> _WORK INSTRUCTIONS_
Please print exactly the lines below, from the start of the material up to and including the line with "import plotly.graph_objects as go", but none of the pictures.
_ _ _ _ _
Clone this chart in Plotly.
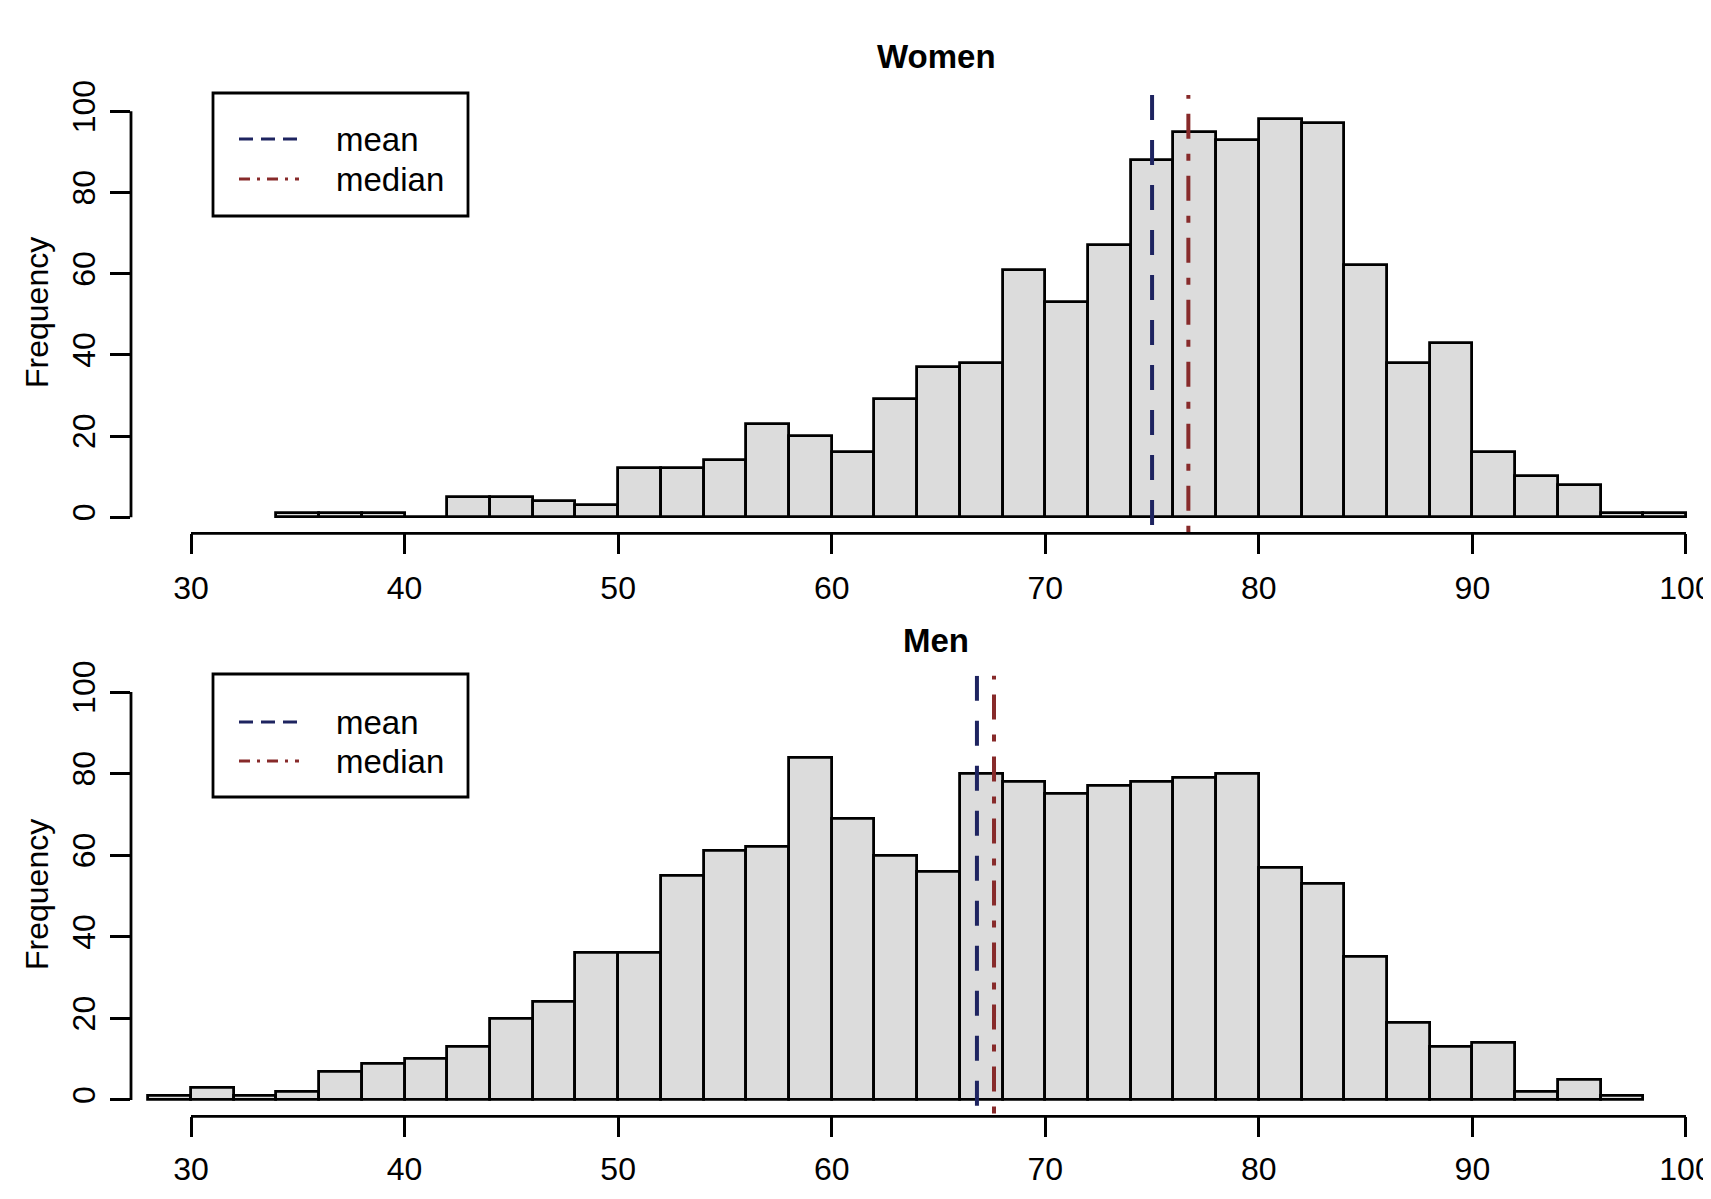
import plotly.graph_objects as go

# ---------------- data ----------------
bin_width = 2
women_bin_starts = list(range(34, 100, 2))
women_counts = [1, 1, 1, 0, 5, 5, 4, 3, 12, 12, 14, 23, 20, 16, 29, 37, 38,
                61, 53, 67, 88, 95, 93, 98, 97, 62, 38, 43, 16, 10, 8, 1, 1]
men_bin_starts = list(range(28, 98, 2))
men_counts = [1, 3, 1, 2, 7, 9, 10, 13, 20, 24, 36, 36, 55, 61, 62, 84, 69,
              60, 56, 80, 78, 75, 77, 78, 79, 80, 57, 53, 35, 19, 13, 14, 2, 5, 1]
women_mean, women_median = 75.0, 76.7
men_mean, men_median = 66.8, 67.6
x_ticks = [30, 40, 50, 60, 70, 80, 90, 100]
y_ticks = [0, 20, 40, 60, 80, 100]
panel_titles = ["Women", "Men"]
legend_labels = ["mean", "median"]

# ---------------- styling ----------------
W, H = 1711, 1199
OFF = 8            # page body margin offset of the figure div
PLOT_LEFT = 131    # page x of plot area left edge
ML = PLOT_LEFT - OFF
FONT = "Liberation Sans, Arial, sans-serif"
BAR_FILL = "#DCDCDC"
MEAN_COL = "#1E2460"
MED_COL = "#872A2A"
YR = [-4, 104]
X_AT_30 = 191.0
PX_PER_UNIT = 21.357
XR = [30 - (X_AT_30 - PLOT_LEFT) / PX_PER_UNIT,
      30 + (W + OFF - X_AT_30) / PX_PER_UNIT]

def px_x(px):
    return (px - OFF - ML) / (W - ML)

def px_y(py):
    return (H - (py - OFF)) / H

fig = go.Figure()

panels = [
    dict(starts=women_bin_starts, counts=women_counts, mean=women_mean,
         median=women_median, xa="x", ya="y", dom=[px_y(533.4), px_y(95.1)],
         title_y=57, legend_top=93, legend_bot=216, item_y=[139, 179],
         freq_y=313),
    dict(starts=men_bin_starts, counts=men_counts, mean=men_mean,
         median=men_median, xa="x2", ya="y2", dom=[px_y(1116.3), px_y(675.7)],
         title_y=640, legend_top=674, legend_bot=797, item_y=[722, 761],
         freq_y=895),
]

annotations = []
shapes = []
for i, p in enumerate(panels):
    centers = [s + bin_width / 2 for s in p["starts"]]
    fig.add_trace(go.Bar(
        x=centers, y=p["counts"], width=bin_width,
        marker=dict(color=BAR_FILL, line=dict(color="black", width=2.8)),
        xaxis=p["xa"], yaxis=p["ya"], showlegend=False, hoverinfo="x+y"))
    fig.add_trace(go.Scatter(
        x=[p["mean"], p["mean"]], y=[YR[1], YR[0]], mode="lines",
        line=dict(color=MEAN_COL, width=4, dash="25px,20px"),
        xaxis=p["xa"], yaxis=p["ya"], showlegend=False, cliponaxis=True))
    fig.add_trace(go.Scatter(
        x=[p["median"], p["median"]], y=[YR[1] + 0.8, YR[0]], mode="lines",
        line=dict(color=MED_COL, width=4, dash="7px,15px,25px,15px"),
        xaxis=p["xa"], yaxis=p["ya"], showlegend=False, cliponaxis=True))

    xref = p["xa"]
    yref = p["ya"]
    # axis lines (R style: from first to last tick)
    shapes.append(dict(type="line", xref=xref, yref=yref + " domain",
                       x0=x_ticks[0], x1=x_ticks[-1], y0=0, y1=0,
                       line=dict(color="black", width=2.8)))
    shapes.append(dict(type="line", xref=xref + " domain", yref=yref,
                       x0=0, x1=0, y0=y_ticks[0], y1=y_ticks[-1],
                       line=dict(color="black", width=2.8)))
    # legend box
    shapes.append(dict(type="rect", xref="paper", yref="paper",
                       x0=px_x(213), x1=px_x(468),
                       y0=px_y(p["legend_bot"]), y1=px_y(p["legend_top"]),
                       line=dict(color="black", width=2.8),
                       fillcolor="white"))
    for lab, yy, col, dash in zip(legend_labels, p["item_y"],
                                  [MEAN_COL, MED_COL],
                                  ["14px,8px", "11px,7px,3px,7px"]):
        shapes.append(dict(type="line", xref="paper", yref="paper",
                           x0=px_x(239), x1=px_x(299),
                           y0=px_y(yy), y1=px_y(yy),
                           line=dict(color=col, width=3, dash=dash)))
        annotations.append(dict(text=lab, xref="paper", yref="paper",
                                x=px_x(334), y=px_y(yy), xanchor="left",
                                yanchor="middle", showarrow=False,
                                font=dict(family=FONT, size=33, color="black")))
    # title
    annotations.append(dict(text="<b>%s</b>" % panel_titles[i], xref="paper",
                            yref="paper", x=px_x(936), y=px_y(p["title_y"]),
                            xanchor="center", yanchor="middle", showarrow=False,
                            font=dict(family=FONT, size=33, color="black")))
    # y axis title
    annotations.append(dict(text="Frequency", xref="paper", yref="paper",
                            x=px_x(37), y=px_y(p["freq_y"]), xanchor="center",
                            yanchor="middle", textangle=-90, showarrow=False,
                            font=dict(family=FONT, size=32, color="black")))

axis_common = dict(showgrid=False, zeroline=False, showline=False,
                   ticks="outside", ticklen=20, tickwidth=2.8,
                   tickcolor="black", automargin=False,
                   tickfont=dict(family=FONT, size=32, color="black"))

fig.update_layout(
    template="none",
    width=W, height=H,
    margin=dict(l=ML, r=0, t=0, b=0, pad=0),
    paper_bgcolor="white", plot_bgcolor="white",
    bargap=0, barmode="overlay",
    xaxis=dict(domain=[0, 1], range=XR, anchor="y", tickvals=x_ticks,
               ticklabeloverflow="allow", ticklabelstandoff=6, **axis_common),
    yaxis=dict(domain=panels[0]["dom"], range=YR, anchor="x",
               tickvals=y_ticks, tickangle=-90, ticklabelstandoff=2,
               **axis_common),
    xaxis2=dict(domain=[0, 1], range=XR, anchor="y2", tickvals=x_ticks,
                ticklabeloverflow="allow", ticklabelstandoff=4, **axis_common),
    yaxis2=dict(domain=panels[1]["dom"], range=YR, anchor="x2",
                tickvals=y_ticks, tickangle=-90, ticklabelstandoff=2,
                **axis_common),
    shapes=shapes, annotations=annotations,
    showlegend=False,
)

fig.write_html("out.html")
_ _ _ _ _
> _EXERCISE ANSWER_
Clone this chart in Plotly.
import plotly.graph_objects as go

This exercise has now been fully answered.